Action to Fight Health Fraud

New measures are being announced to fight prescription fraud, which is estimated to cost the National Health Service tens of millions of pounds a year.

A Government report is expected to recommend a clampdown on patients who falsely claim they are exempt from charges.

It may include tougher penalties for those caught evading prescription charges and moves to prevent fraud by doctors and pharmacists.

"This is fraud at the patients' expense," the Health Minister, Alan Milburn, told BBC television's Breakfast News

Milburn
Milburn: Fraud at patients' expense
 
RealAudio
Milburn argues the case for action on BBC TV's Breakfast News

"The overwhelming majority of cases of fraud are committed by patients, trying to fiddle their prescription forms," said Mr Milburn. "We're not prepared to let the situation carry on."

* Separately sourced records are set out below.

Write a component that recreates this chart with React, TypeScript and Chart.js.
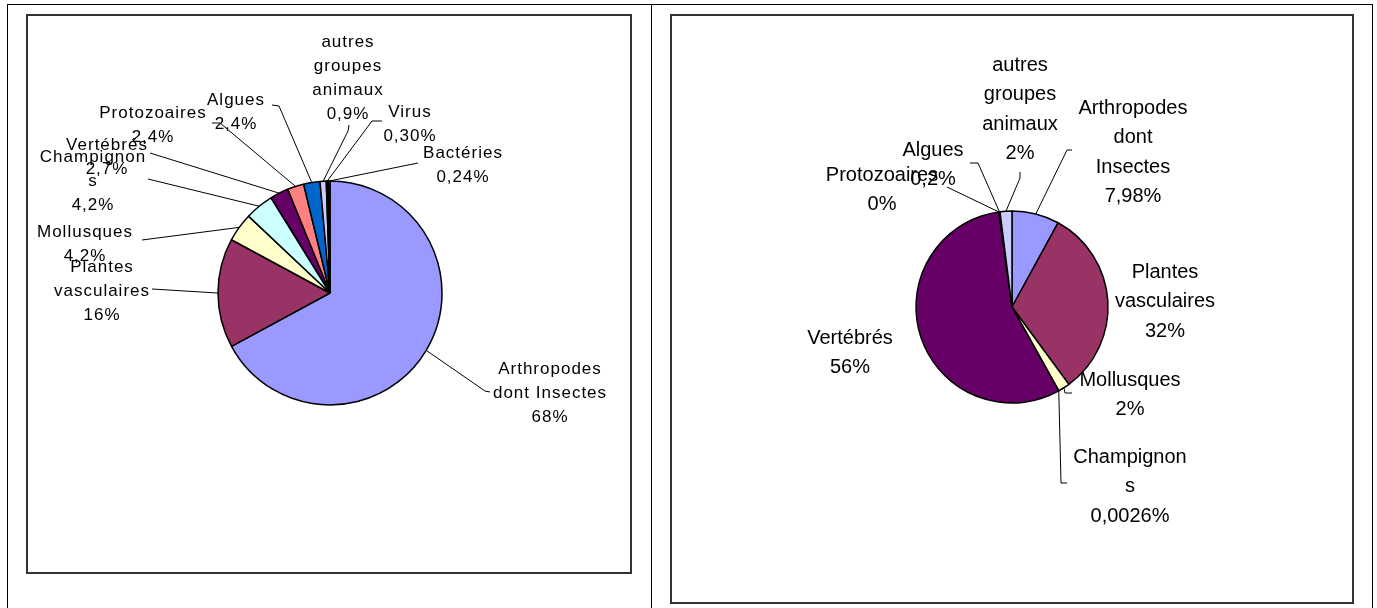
import React, { useEffect, useRef } from "react";
import { Chart, registerables } from "chart.js";

Chart.register(...registerables);

// ---------- DATA ----------
const categories = [
  "Arthropodes dont Insectes",
  "Plantes vasculaires",
  "Mollusques",
  "Champignons",
  "Vertébrés",
  "Protozoaires",
  "Algues",
  "autres groupes animaux",
  "Virus",
  "Bactéries",
];
const sliceColors = [
  "#9999FF",
  "#993366",
  "#FFFFCC",
  "#CCFFFF",
  "#660066",
  "#FF8080",
  "#0066CC",
  "#CCCCFF",
  "#000080",
  "#FF00FF",
];

// Left chart
const leftValues = [68, 16, 4.2, 4.2, 2.7, 2.4, 2.4, 0.9, 0.3, 0.24];
const leftValueLabels = ["68%", "16%", "4,2%", "4,2%", "2,7%", "2,4%", "2,4%", "0,9%", "0,30%", "0,24%"];
const leftNameLines = [
  ["Arthropodes", "dont Insectes"],
  ["Plantes", "vasculaires"],
  ["Mollusques"],
  ["Champignon", "s"],
  ["Vertébrés"],
  ["Protozoaires"],
  ["Algues"],
  ["autres", "groupes", "animaux"],
  ["Virus"],
  ["Bactéries"],
];

// Right chart (first 8 categories)
const rightValues = [7.98, 32, 2, 0.0026, 56, 0, 0.2, 2];
const rightValueLabels = ["7,98%", "32%", "2%", "0,0026%", "56%", "0%", "0,2%", "2%"];
const rightNameLines = [
  ["Arthropodes", "dont", "Insectes"],
  ["Plantes", "vasculaires"],
  ["Mollusques"],
  ["Champignon", "s"],
  ["Vertébrés"],
  ["Protozoaires"],
  ["Algues"],
  ["autres", "groupes", "animaux"],
];

// ---------- LABEL LAYOUT (relative to pie centre, px) ----------
const leftLabelPos: number[][] = [
  [220, 76], [-228, -26], [-245, -61], [-237, -136], [-223, -148],
  [-177, -180], [-94, -193], [18, -251], [80, -181], [133, -140],
];
const leftLeaders: (number[][] | null)[] = [
  [[160, 99], [155, 98]],
  [[-178, -4]],
  [[-188, -53]],
  [[-182, -114]],
  [[-180, -140]],
  [[-118, -170], [-110, -170]],
  [[-58, -188], [-51, -187]],
  [[19, -168], [18, -162]],
  [[52, -172], [42, -172]],
  [[88, -130]],
];
const rightLabelPos: number[][] = [
  [121, -199], [153, -35], [118, 73], [118, 150], [-162, 31],
  [-130, -132], [-79, -157], [8, -242],
];
const rightLeaders: (number[][] | null)[] = [
  [[60, -157], [55, -157]],
  null,
  [[60, 86], [53, 86]],
  [[55, 176], [49, 176]],
  null,
  [[-65, -120]],
  [[-42, -144], [-34, -144]],
  [[8, -135], [8, -129]],
];

const FONT_FAMILY = "'Liberation Sans', Arial, sans-serif";

type LabelCfg = {
  names: string[][];
  values: string[];
  pos: number[][];
  leaders: (number[][] | null)[];
  fontSize: number;
  lineHeight: number;
  letterSpacing: string;
};

function makeLabelPlugin(cfg: LabelCfg) {
  return {
    id: "excelLabels",
    afterDatasetsDraw(chart: any) {
      const ctx = chart.ctx as CanvasRenderingContext2D;
      const meta = chart.getDatasetMeta(0);
      ctx.save();
      meta.data.forEach((arc: any, i: number) => {
        const p = arc.getProps(["x", "y", "startAngle", "endAngle", "outerRadius"], true);
        const mid = (p.startAngle + p.endAngle) / 2;
        const ax = p.x + p.outerRadius * Math.cos(mid);
        const ay = p.y + p.outerRadius * Math.sin(mid);
        const leader = cfg.leaders[i];
        if (leader) {
          ctx.beginPath();
          ctx.strokeStyle = "#000";
          ctx.lineWidth = 1;
          leader.forEach((pt, k) => {
            const px = p.x + pt[0];
            const py = p.y + pt[1];
            if (k === 0) ctx.moveTo(px, py);
            else ctx.lineTo(px, py);
          });
          ctx.lineTo(ax, ay);
          ctx.stroke();
        }
        const lines = [...cfg.names[i], cfg.values[i]];
        const lp = cfg.pos[i];
        ctx.fillStyle = "#000";
        ctx.font = `${cfg.fontSize}px ${FONT_FAMILY}`;
        (ctx as any).letterSpacing = cfg.letterSpacing;
        ctx.textAlign = "center";
        ctx.textBaseline = "middle";
        lines.forEach((t, k) => {
          ctx.fillText(t, p.x + lp[0], p.y + lp[1] + k * cfg.lineHeight);
        });
      });
      ctx.restore();
    },
  };
}

type PieProps = {
  left: number;
  top: number;
  width: number;
  height: number;
  cx: number;
  cy: number;
  r: number;
  values: number[];
  labels: string[];
  colors: string[];
  labelCfg: LabelCfg;
};

const BORDER = 1.5;

function PiePanel(props: PieProps) {
  const ref = useRef<HTMLCanvasElement | null>(null);
  useEffect(() => {
    if (!ref.current) return;
    const S = 2 * props.r + BORDER;
    const padLeft = props.cx - S / 2;
    const padTop = props.cy - S / 2;
    const chart = new Chart(ref.current, {
      type: "pie",
      data: {
        labels: props.labels,
        datasets: [
          {
            data: props.values,
            backgroundColor: props.colors,
            borderColor: "#000",
            borderWidth: BORDER,
            hoverBorderWidth: BORDER,
            hoverOffset: 0,
          },
        ],
      },
      options: {
        animation: false,
        responsive: false,
        maintainAspectRatio: false,
        devicePixelRatio: 1,
        events: [],
        layout: {
          padding: {
            left: padLeft,
            top: padTop,
            right: props.width - padLeft - S,
            bottom: props.height - padTop - S,
          },
        },
        plugins: {
          legend: { display: false },
          tooltip: { enabled: false },
          title: { display: false },
        },
      } as any,
      plugins: [makeLabelPlugin(props.labelCfg) as any],
    });
    return () => chart.destroy();
  }, []);
  return (
    <>
      <canvas
        ref={ref}
        width={props.width}
        height={props.height}
        style={{
          position: "absolute",
          left: props.left,
          top: props.top,
          width: props.width,
          height: props.height,
        }}
      />
      <div
        style={{
          position: "absolute",
          left: props.left,
          top: props.top,
          width: props.width,
          height: props.height,
          border: "2px solid #333",
          boxSizing: "border-box",
          pointerEvents: "none",
        }}
      />
    </>
  );
}

export default function App() {
  return (
    <div
      style={{
        position: "absolute",
        left: 0,
        top: 0,
        width: 1377,
        height: 608,
        overflow: "hidden",
        background: "#fff",
      }}
    >
      <div
        style={{
          position: "absolute",
          left: 7,
          top: 4,
          width: 1366,
          height: 700,
          borderTop: "1px solid #000",
          borderLeft: "1px solid #000",
          borderRight: "1px solid #000",
          boxSizing: "border-box",
        }}
      />
      <div
        style={{
          position: "absolute",
          left: 651,
          top: 4,
          width: 1,
          height: 700,
          background: "#000",
        }}
      />
      <PiePanel
        left={26}
        top={14}
        width={606}
        height={560}
        cx={304}
        cy={279}
        r={112}
        values={leftValues}
        labels={categories}
        colors={sliceColors}
        labelCfg={{
          names: leftNameLines,
          values: leftValueLabels,
          pos: leftLabelPos,
          leaders: leftLeaders,
          fontSize: 17,
          lineHeight: 24,
          letterSpacing: "1px",
        }}
      />
      <PiePanel
        left={670}
        top={14}
        width={684}
        height={590}
        cx={342}
        cy={293}
        r={96}
        values={rightValues}
        labels={categories.slice(0, rightValues.length)}
        colors={sliceColors.slice(0, rightValues.length)}
        labelCfg={{
          names: rightNameLines,
          values: rightValueLabels,
          pos: rightLabelPos,
          leaders: rightLeaders,
          fontSize: 20,
          lineHeight: 29.5,
          letterSpacing: "0px",
        }}
      />
    </div>
  );
}
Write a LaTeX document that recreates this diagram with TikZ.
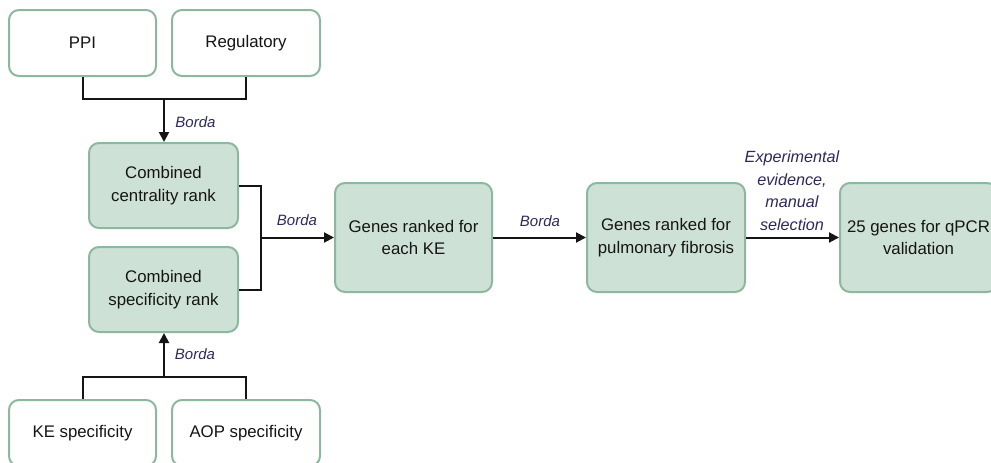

"There is some evidence of what we call practitioner fraud, involving a very small minority of GPs and pharmacists and I do want to emphasise the point that the overwhelming majority of family doctors and chemists are decent, law-abiding and perfectly honest," he continued.

"But there are a few bad apples and they're besmirching the reputation of the profession as a whole and we're determined to take tough action against them," insisted the minister.

No one can be sure how much the NHS is losing through patients evading prescription charges. Estimates range from 60 to a hundred million pounds a year in England and Wales alone.

The simplest and most common fraud involves patients falsely claiming to be exempt from charges by ticking a box on the back of their prescription.

Even if they're caught patients can't be prosecuted unless they then refuse to pay for their medicine.

The extent of fraud by doctors and pharmacists is also difficult to quantify.

But the Prescription Fraud Unit in Newcastle set up last year is already examining 430 cases of alleged malpractice.